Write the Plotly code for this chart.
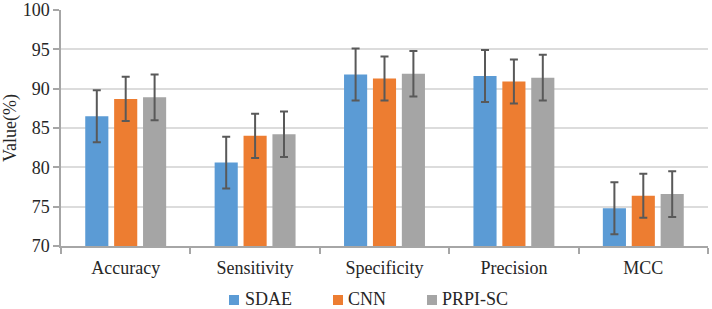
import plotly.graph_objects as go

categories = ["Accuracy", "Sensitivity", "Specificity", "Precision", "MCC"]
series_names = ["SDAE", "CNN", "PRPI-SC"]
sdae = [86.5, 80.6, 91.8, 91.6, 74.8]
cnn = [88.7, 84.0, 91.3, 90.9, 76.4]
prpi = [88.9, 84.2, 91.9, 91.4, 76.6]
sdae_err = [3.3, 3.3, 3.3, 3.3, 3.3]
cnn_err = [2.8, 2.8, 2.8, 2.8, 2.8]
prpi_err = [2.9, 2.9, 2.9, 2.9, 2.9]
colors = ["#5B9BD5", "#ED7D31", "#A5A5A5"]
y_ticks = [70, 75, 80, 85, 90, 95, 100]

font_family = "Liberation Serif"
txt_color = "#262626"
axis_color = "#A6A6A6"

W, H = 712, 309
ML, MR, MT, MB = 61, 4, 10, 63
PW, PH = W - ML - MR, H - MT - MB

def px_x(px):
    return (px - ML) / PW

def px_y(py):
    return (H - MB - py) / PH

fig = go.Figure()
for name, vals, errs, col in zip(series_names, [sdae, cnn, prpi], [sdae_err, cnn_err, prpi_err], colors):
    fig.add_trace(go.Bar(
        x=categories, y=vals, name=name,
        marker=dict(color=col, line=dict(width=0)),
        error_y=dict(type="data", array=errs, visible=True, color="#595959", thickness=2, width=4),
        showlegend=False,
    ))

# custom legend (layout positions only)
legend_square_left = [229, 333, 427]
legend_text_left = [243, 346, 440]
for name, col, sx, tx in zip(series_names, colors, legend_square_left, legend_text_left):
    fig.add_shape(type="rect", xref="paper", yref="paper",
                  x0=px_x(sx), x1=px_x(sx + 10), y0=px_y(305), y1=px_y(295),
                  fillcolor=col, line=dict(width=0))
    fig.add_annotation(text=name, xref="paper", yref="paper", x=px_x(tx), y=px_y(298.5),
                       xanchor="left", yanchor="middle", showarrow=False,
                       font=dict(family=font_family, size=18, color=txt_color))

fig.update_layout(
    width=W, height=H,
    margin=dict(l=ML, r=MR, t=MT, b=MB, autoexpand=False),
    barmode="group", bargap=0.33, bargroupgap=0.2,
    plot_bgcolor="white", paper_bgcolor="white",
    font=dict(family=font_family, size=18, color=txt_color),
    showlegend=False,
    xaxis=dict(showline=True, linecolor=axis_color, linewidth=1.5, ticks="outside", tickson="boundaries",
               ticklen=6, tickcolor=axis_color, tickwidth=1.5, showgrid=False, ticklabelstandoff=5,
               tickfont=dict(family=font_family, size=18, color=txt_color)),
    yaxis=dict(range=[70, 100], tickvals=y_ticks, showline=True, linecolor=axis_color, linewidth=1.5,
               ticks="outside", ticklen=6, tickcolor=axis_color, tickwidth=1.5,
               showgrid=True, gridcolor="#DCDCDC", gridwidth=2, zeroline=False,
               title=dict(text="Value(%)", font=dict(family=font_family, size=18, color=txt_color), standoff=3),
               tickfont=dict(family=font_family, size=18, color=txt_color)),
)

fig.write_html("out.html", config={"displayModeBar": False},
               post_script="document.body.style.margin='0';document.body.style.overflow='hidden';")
──────────────────────────────
### The exercise
Reproduce the material above exactly, first line through the line that contains "import plotly.graph_objects as go", minus the pictures.

### The result
Write the Plotly code for this chart.
import plotly.graph_objects as go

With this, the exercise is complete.